March 21 (Bloomberg) -- The Treasury auctioned 10-year inflation-indexed notes at a negative yield for an eighth consecutive time as investors remain skeptical that Federal Reserve measures won’t lead to a resurgence in consumer prices.
The $13 billion in Treasury Inflation Protected Securities, which mature in January 2023, yielded negative 0.602 percent, versus the average forecast of negative 0.603 percent in a Bloomberg News survey of nine of the Fed’s 21 primary dealers that are required to bid on U.S. debt sales. Holders of TIPS receive an adjustment to the principal value of the securities equal to the change in the consumer price index, in addition to a fixed rate of interest that’s smaller than the interest paid to a holder of conventional debt.
“The negative yield is a result of the Fed policy,” Aaron Kohli, an interest-rate strategist in New York at the primary dealer BNP Paribas SA, said before the auction. “It’s a sign, on a longer horizon, to get inflation protection because the Fed is still very accommodative and that drives significant demand from investors.”

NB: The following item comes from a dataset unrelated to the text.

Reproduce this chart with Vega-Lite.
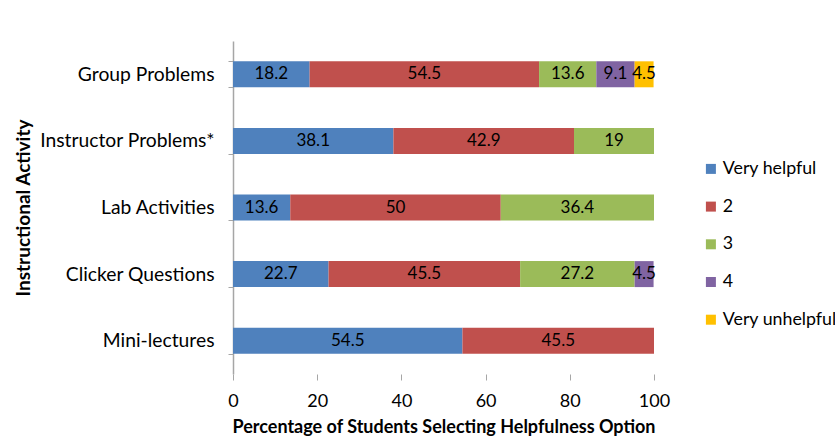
{
  "$schema": "https://vega.github.io/schema/vega-lite/v6.json",
  "autosize": "none",
  "width": 421,
  "height": 333,
  "padding": {"left": 233, "top": 41, "right": 181, "bottom": 68},
  "background": "white",
  "config": {
    "view": {"stroke": null},
    "font": "Lato",
    "axis": {"labelFont": "Lato", "titleFont": "Lato", "labelColor": "#000000", "titleColor": "#000000"}
  },
  "data": {
    "values": [
      {"activity": "Group Problems", "option": "Very helpful", "ord": 1, "value": 18.2},
      {"activity": "Group Problems", "option": "2", "ord": 2, "value": 54.5},
      {"activity": "Group Problems", "option": "3", "ord": 3, "value": 13.6},
      {"activity": "Group Problems", "option": "4", "ord": 4, "value": 9.1},
      {"activity": "Group Problems", "option": "Very unhelpful", "ord": 5, "value": 4.5},
      {"activity": "Instructor Problems*", "option": "Very helpful", "ord": 1, "value": 38.1},
      {"activity": "Instructor Problems*", "option": "2", "ord": 2, "value": 42.9},
      {"activity": "Instructor Problems*", "option": "3", "ord": 3, "value": 19},
      {"activity": "Lab Activities", "option": "Very helpful", "ord": 1, "value": 13.6},
      {"activity": "Lab Activities", "option": "2", "ord": 2, "value": 50},
      {"activity": "Lab Activities", "option": "3", "ord": 3, "value": 36.4},
      {"activity": "Clicker Questions", "option": "Very helpful", "ord": 1, "value": 22.7},
      {"activity": "Clicker Questions", "option": "2", "ord": 2, "value": 45.5},
      {"activity": "Clicker Questions", "option": "3", "ord": 3, "value": 27.2},
      {"activity": "Clicker Questions", "option": "4", "ord": 4, "value": 4.5},
      {"activity": "Mini-lectures", "option": "Very helpful", "ord": 1, "value": 54.5},
      {"activity": "Mini-lectures", "option": "2", "ord": 2, "value": 45.5}
    ]
  },
  "transform": [
    {"stack": "value", "groupby": ["activity"], "sort": [{"field": "ord", "order": "ascending"}], "as": ["v0", "v1"]},
    {"calculate": "(datum.v0 + datum.v1) / 2", "as": "mid"}
  ],
  "encoding": {
    "y": {
      "field": "activity",
      "type": "nominal",
      "sort": ["Group Problems", "Instructor Problems*", "Lab Activities", "Clicker Questions", "Mini-lectures"],
      "scale": {"paddingInner": 0.61, "paddingOuter": 0.305},
      "axis": {
        "title": "Instructional Activity",
        "titleFontSize": 19,
        "titleFontWeight": "bold",
        "titlePadding": 6,
        "labelFontSize": 19.3,
        "labelFontWeight": "normal",
        "labelPadding": 14,
        "tickBand": "extent",
        "tickSize": 5,
        "tickColor": "#a6a6a6",
        "domainColor": "#a6a6a6",
        "domainWidth": 1.5
      }
    }
  },
  "layer": [
    {
      "mark": {"type": "bar"},
      "encoding": {
        "x": {
          "field": "v0",
          "type": "quantitative",
          "scale": {"domain": [0, 100], "nice": false},
          "axis": {
            "title": "Percentage of Students Selecting Helpfulness Option",
            "titleFontSize": 18,
            "titleFontWeight": "bold",
            "titlePadding": 8,
            "labelFontSize": 18,
            "labelPadding": 12,
            "labelFlush": false,
            "values": [0, 20, 40, 60, 80, 100],
            "domain": false,
            "grid": false,
            "tickSize": 6,
            "tickColor": "#a6a6a6"
          }
        },
        "x2": {"field": "v1"},
        "color": {
          "field": "option",
          "type": "nominal",
          "scale": {
            "domain": ["Very helpful", "2", "3", "4", "Very unhelpful"],
            "range": ["#4F81BD", "#C0504D", "#9BBB59", "#8064A2", "#FFC000"]
          },
          "legend": {
            "title": null,
            "orient": "none",
            "legendX": 469,
            "legendY": 119,
            "symbolType": "square",
            "symbolSize": 100,
            "symbolStrokeWidth": 0,
            "labelFontSize": 17.8,
            "labelFont": "Lato",
            "labelColor": "#000000",
            "rowPadding": 18.7,
            "labelOffset": 3,
            "labelLimit": 300
          }
        }
      }
    },
    {
      "mark": {"type": "text", "fontSize": 17, "color": "#000000", "font": "Lato"},
      "encoding": {
        "x": {"field": "mid", "type": "quantitative"},
        "text": {"field": "value", "type": "nominal"}
      }
    }
  ]
}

Fed Chairman Ben S. Bernanke said yesterday that further gains in the U.S. labor market are needed for the central bank to consider reducing its record monetary easing. The Fed, seeking to boost the pace of growth and heal a job market still scarred by the deepest recession since the Great Depression, also said it will leave its key interest rate near zero as long as unemployment remains above 6.5 percent and the outlook for inflation is less than 2.5 percent.
The benchmark 10-year yield increased three basis points, or 0.03 percentage point, to 1.94 at 1:08 p.m. New York time, according to Bloomberg Bond Trader prices after climbing six basis points yesterday, the biggest increase since March 7.
The difference in yields between 10-year bonds and TIPS, a gauge of what traders expect for inflation, has risen this year, touching 2.54 percentage points today, up from 2.45 percentage points in January.
The gap, known as the break-even rate, is above the 200-day moving average of 2.39. It touched 2.73 percentage points on Sept. 17 after the Federal Open Markets Committee said it would begin a third round of quantitative-easing stimulus.
The auction’s bid-to-cover ratio, which gauges demand by comparing the amount bid with the amount offered, was 2.74, compared to an average of 2.68 for the past ten sales.
The consumer-price index rose 0.7 percent in February, the first increase in four months and the biggest since June 2009, a Labor Department report showed March 15. A surge in gasoline accounted for almost 75 percent of the total price advance.
“There is a big risk premium as every significant central bank is very accommodative,” BNP Paribas’s Kohli said.